** Begin Provided records **

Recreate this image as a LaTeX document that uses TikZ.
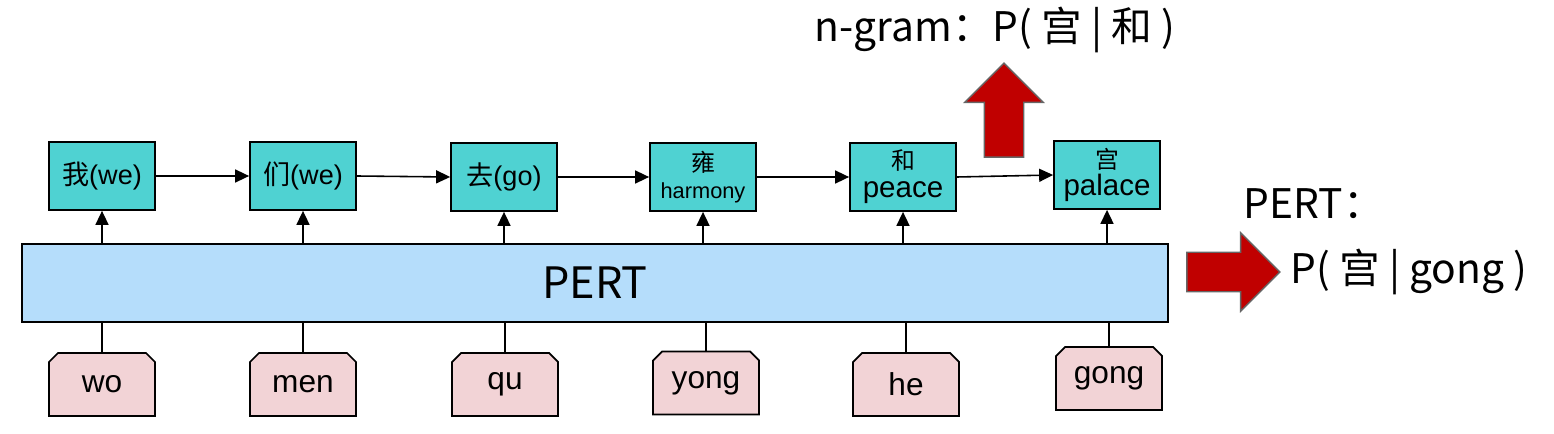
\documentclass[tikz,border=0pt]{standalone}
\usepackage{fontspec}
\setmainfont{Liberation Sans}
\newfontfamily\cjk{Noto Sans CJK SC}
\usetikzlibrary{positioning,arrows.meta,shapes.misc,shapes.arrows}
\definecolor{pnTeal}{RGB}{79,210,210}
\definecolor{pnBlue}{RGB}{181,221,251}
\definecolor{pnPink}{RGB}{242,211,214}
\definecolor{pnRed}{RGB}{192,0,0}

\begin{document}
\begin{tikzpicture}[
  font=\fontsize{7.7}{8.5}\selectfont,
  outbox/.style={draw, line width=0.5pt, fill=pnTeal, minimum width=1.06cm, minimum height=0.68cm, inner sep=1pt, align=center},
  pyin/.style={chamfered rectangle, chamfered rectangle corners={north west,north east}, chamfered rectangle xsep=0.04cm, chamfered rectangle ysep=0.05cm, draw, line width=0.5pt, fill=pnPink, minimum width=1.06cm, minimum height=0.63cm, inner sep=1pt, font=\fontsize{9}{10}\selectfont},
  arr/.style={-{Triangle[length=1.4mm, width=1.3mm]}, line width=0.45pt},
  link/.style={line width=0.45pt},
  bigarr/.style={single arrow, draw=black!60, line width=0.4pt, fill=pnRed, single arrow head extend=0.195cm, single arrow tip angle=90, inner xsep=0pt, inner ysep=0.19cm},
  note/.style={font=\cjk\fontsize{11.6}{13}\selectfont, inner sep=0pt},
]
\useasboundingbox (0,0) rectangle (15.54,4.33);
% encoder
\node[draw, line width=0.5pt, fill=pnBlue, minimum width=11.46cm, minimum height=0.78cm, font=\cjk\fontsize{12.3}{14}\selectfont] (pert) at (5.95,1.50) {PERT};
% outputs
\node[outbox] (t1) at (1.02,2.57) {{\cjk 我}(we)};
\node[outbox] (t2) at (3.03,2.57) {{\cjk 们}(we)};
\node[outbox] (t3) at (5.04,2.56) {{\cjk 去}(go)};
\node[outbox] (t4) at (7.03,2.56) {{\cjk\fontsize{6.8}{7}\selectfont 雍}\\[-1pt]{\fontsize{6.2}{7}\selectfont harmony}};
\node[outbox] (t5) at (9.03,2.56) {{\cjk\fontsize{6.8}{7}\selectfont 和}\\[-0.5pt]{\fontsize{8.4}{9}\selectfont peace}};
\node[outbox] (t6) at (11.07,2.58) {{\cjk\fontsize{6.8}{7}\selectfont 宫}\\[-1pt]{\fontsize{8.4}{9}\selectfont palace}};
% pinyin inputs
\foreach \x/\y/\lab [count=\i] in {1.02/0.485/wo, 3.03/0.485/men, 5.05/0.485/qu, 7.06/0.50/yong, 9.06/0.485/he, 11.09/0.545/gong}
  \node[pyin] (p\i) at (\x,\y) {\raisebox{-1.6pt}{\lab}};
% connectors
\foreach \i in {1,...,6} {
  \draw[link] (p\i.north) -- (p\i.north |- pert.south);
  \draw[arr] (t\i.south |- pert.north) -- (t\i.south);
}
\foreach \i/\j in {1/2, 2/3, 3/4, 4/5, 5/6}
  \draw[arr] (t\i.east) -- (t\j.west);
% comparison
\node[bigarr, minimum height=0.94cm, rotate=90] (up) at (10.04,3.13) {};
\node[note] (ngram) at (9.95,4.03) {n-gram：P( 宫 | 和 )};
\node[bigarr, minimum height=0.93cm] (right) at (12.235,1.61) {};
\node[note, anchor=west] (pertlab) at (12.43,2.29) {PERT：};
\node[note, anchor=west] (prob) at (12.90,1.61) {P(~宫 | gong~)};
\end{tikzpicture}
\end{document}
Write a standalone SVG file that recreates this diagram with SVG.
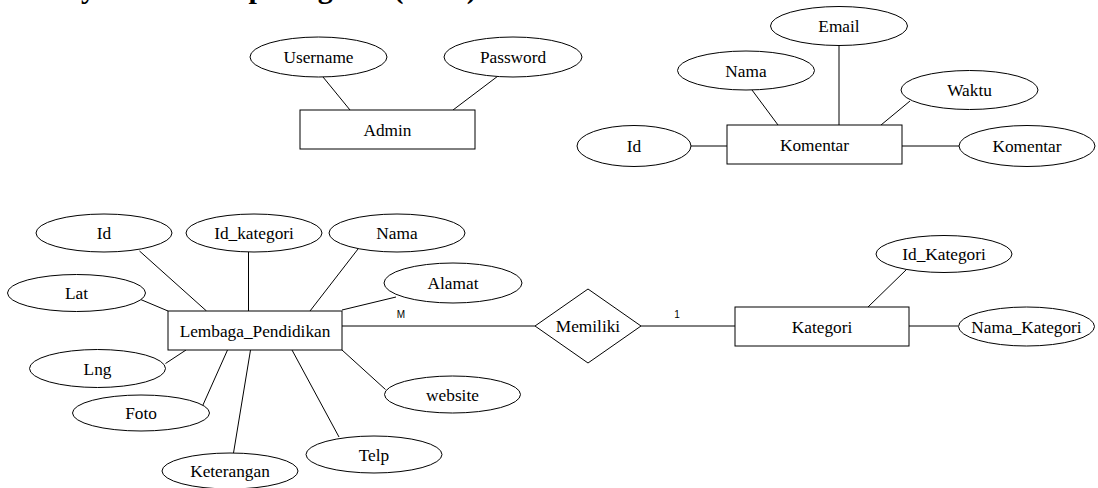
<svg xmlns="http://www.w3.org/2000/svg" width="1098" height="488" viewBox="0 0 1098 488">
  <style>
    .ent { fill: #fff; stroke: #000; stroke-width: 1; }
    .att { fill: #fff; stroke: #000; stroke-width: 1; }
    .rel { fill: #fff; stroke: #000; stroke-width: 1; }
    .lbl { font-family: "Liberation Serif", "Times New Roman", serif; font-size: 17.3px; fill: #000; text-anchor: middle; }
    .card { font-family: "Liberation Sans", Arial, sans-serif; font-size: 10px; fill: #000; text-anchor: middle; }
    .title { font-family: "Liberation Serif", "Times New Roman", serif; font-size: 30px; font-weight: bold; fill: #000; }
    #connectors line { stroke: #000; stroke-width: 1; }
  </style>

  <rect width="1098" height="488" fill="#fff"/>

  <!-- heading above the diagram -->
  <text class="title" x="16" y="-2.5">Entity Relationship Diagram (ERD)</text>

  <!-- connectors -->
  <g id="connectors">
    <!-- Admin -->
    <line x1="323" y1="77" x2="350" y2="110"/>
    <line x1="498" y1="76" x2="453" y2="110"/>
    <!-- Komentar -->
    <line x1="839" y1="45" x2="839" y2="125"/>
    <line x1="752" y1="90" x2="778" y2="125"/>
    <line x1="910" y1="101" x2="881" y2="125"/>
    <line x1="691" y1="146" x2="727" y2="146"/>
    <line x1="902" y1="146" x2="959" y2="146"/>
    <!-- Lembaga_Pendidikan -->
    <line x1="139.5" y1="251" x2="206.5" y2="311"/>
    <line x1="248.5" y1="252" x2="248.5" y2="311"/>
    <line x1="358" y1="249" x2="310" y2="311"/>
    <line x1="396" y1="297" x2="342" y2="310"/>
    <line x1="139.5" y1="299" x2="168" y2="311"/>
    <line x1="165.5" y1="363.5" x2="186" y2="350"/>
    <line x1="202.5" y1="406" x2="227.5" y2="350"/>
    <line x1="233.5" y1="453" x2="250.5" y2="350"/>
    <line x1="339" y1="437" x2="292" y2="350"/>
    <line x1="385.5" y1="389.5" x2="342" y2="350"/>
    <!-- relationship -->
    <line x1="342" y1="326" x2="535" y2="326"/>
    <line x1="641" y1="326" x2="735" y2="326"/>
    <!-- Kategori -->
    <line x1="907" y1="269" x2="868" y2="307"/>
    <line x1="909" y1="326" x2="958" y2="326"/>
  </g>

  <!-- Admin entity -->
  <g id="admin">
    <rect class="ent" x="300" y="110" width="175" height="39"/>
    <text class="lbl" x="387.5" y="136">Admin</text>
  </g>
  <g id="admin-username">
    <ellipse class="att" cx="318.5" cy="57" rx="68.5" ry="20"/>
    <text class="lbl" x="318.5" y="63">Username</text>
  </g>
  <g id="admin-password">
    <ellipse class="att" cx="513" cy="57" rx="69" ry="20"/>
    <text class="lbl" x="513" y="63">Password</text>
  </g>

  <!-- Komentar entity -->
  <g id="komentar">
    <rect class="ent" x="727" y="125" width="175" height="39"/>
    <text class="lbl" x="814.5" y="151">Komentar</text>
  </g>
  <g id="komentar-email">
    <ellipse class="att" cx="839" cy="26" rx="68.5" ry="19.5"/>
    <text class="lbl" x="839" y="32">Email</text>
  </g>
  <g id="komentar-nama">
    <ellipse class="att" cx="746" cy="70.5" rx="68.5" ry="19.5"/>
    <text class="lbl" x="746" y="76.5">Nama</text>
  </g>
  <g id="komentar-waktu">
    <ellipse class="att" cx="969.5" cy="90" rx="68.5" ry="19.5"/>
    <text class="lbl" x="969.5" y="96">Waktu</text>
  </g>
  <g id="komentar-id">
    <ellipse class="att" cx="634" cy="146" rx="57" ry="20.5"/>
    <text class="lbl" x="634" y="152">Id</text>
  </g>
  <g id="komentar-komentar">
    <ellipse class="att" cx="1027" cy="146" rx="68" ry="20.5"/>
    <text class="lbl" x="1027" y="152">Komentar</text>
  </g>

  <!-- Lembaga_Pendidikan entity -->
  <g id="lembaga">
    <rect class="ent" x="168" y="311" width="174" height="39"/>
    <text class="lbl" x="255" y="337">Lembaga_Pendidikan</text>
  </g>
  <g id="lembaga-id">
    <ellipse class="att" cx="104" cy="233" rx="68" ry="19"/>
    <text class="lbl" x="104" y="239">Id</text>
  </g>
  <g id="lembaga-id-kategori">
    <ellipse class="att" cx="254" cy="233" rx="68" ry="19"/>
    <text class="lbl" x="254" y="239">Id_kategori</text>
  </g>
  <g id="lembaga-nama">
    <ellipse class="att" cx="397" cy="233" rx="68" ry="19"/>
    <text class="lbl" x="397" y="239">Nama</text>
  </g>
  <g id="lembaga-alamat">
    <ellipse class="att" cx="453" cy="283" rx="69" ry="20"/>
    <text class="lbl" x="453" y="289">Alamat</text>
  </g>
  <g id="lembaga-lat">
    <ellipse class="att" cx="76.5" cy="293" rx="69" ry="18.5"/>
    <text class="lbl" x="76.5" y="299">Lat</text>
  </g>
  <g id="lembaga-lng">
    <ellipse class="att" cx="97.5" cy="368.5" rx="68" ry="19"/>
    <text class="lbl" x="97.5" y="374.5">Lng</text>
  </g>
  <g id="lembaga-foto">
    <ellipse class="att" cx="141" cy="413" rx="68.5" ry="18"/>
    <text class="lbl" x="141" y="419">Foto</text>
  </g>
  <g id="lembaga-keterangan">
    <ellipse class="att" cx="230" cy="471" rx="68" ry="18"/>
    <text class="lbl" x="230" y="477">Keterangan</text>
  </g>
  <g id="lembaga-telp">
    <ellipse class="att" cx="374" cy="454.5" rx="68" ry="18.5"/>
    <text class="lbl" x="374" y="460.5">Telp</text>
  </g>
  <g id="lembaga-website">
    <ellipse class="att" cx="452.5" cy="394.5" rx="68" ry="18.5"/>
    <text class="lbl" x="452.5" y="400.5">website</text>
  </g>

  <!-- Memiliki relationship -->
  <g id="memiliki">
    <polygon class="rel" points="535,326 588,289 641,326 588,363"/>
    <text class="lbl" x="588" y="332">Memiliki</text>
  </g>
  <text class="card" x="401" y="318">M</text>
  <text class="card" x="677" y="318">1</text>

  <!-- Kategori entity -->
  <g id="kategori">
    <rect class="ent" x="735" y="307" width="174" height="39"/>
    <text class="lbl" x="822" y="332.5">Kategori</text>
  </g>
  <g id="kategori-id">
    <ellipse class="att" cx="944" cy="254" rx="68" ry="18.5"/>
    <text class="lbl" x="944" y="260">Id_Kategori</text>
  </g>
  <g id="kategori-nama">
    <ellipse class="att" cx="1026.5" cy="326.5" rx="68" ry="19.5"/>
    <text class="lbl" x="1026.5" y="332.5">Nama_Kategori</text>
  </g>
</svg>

** End Provided records **

What you should do
List every line above that holds the word "this".

Answer in full
Recreate this image as a LaTeX document that uses TikZ.
Write a standalone SVG file that recreates this diagram with SVG.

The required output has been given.